What gives you the right?
Guns may be guaranteed by the Constitution. But why should anyone have the right to make us live in fear?
I’ve always said that my biggest fear is getting shot.
Well, besides birds. I’m very afraid of birds.
But while birds perch on nearby power lines, dance across my deck, cackle from the trees, and scavenge for food on every street corner, the fear of getting shot is abstract. You either understand what it’s like, or you don’t. Like, you’ve either been shot or you haven’t.
Of course I fear the pain of a bullet entering my body, ripping any flesh, veins, arteries, bone, in its path. I imagine that at first I’ll feel nothing, and that once it’s inside, the bullet will explode, causing me pain far beyond my worst menstrual cramp, migraine or paper cut. I don’t claim to be a doctor, but this is what I imagine.
I imagine it every time someone reaches into their pocket on a busy street or on a mostly deserted street. I imagine it in line at airport security and in line at my corner bodega. I imagine it on the subway and on Amtrak, at Chipotle and Starbucks, at the movie theater and Broadway theater.
In America, you are always but a fabric’s width away from someone else’s piece of metal that could leave you dead. One swift dive into a pocket, flick of a finger, could end it all. Your friends and neighbors and fellow consumers have enormous power over you — your fate is ultimately in their hands. And this is what I really fear: people believing they have a right to be able to kill someone, should they deem them killable.
You might think you’ll be safer if you have a gun, too. If they shoot you, you’ll just shoot them back. Right?
Well what if they shoot you in the head? Or the eye? Or the heart? What then? Maybe, despite being shot, you’re somehow still be able to reach for your gun, sparing others in the first guy’s path. In the end, though, you still got shot. Your head or your eye or your heart or may never be the same. The people who love you may never be the same.
But there’s a very real chance you won’t have time to fire back. It will all happen much faster than you could’ve imagined, all your hero fantasies evaporated in the ringing of a shot. The only objective is to survive. Maybe you’ll have time to take cover from the deluge of bullets, maybe the shooter will run out of bullets. Maybe with just one shot, you’re gone.
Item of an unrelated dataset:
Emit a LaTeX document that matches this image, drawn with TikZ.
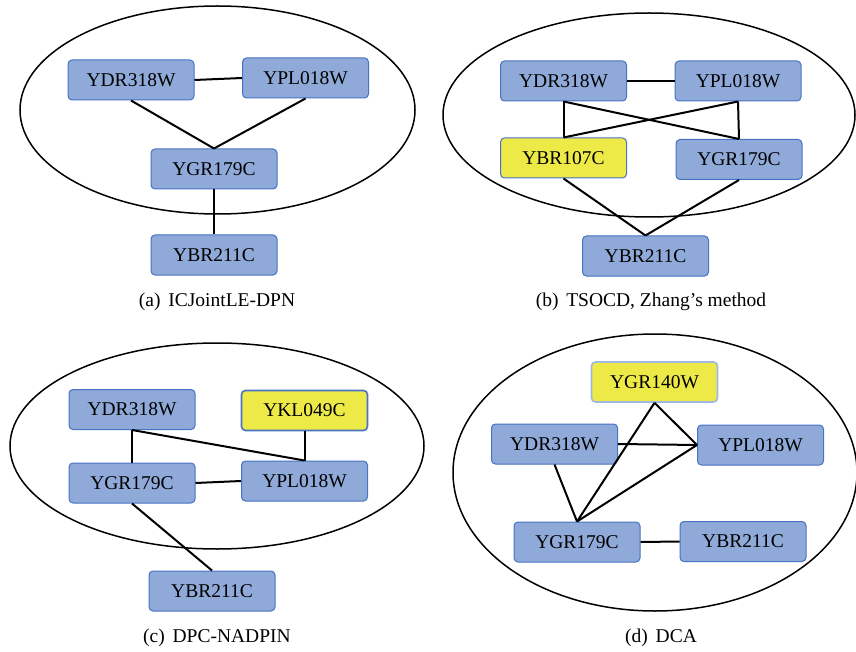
\documentclass[tikz,border=0pt]{standalone}
\usepackage{fontspec}
\setmainfont{Liberation Serif}
\usepackage{tikz}
\usetikzlibrary{shapes}

\definecolor{boxblue}{RGB}{143,169,216}
\definecolor{edgeblue}{RGB}{72,114,196}
\definecolor{hityellow}{RGB}{237,234,72}
\definecolor{paleblue}{RGB}{160,184,226}

\begin{document}
\begin{tikzpicture}[x=1pt, y=-1pt,
  gene/.style={draw=edgeblue, line width=1pt, fill=boxblue, rounded corners=4pt,
    minimum width=126pt, minimum height=40pt, inner sep=0pt, font=\fontsize{19.5}{19.5}\selectfont},
  newgene/.style={gene, fill=hityellow},
  link/.style={line width=2pt, black},
  module/.style={line width=1.5pt, black},
  lbl/.style={font=\fontsize{19.5}{19.5}\selectfont}]

  \useasboundingbox[fill=white] (0,0) rectangle (856,652);

  %% (a)
  \draw[module] (217.5,110) ellipse [x radius=197.5, y radius=104];
  \node[gene] (aYDR) at (131,80) {YDR318W};
  \node[gene] (aYPL) at (305.5,78) {YPL018W};
  \node[gene] (aYGR) at (214,169) {YGR179C};
  \node[gene] (aYBR) at (214,255) {YBR211C};
  \draw[link] (aYDR.east) -- (aYPL.west);
  \draw[link] (aYDR.south) -- (aYGR.north);
  \draw[link] (aYPL.south) -- (aYGR.north);
  \draw[link] (aYGR.south) -- (aYBR.north);
  \node[lbl] (acap) at (217,302) {(a)\hspace{0.4em}ICJointLE-DPN};

  %% (b)
  \draw[module] (649,115) ellipse [x radius=206, y radius=102];
  \node[gene] (bYDR) at (563.5,81) {YDR318W};
  \node[gene] (bYPL) at (738,81) {YPL018W};
  \node[newgene] (bYBRa) at (563.5,158) {YBR107C};
  \node[gene] (bYGR) at (739,159.5) {YGR179C};
  \node[gene] (bYBR) at (645.5,256) {YBR211C};
  \draw[link] (bYDR.east) -- (bYPL.west);
  \draw[link] (bYDR.south) -- (bYBRa.north);
  \draw[link] (bYDR.south) -- (bYGR.north);
  \draw[link] (bYPL.south) -- (bYBRa.north);
  \draw[link] (bYPL.south) -- (bYGR.north);
  \draw[link] (bYBRa.south) -- (bYBR.north); %% YBR107C->YBR211C
  \draw[link] (bYGR.south) -- (bYBR.north);
  \node[lbl] (bcap) at (651,302) {(b)\hspace{0.4em}TSOCD, Zhang’s method};

  %% (c)
  \draw[module] (217,446) ellipse [x radius=207, y radius=103];
  \node[gene] (cYDR) at (132,409.5) {YDR318W};
  \node[newgene, line width=1.6pt] (cYKL) at (304.5,410.5) {YKL049C};
  \node[gene] (cYGR) at (132,483) {YGR179C};
  \node[gene] (cYPL) at (304.5,481) {YPL018W};
  \node[gene] (cYBR) at (212,591) {YBR211C};
  \draw[link] (cYDR.south) -- (cYGR.north);
  \draw[link] (cYDR.south) -- (cYPL.north);
  \draw[link] (cYKL.south) -- (cYPL.north);
  \draw[link] (cYGR.east) -- (cYPL.west);
  \draw[link] (cYGR.south) -- (cYBR.north);
  \node[lbl] (ccap) at (217,638) {(c)\hspace{0.4em}DPC-NADPIN};

  %% (d)
  \draw[module] (655,472.5) ellipse [x radius=202, y radius=138.5];
  \node[newgene, draw=paleblue, line width=1.6pt] (dYGRn) at (654.5,382) {YGR140W};
  \node[gene] (dYDR) at (554.5,444) {YDR318W};
  \node[gene] (dYPL) at (760.5,445) {YPL018W};
  \node[gene] (dYGR) at (577,542) {YGR179C};
  \node[gene] (dYBR) at (743,541.5) {YBR211C};
  \draw[link] (dYGRn.south) -- (dYPL.west);
  \draw[link] (dYGRn.south) -- (dYGR.north);
  \draw[link] (dYDR.east) -- (dYPL.west);
  \draw[link] (dYDR.south) -- (dYGR.north);
  \draw[link] (dYPL.west) -- (dYGR.north);
  \draw[link] (dYGR.east) -- (dYBR.west);
  \node[lbl] (dcap) at (661,638) {(d)\hspace{0.4em}DCA};
\end{tikzpicture}
\end{document}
You might think you “deserve” a gun, because that’s what you’ve been told. You have a RIGHT to protect yourself. It’s in the Constitution! But what about my rights? The right to feel safe walking four blocks from my house without getting shot, unlike a man just yesterday afternoon. The right to know that it’s unlikely my family or friends won’t be victims of gun violence. The right not to have to see mothers, fathers, daughters, sons, sisters, brothers, teachers, co-workers, lovers, friends, mourn someone important who was shot to death because someone else thought it was their RIGHT.
When I saw the news that Congressman Steve Scalise was shot, I felt sick. I imagined his family learning the news, and the sheer terror of not knowing if he’d be ok. Despite his A+ rating from the National Rifle Association and his reputation as a champion of the Second Amendment, I grieved for him. For that feeling of an explosion inside ones body, as I have imagined it. For his personal terror. I do not wish that for anyone.
But the fact remains that anyone can get shot anywhere by anyone at anytime in America, whether you’re at a morning softball practice in Virginia, a UPS store in San Francisco, or a first grader at school in Connecticut. If someone else decides it’s time for your life to end, they have the power to make it so.
This is no way to live. This is no way to die.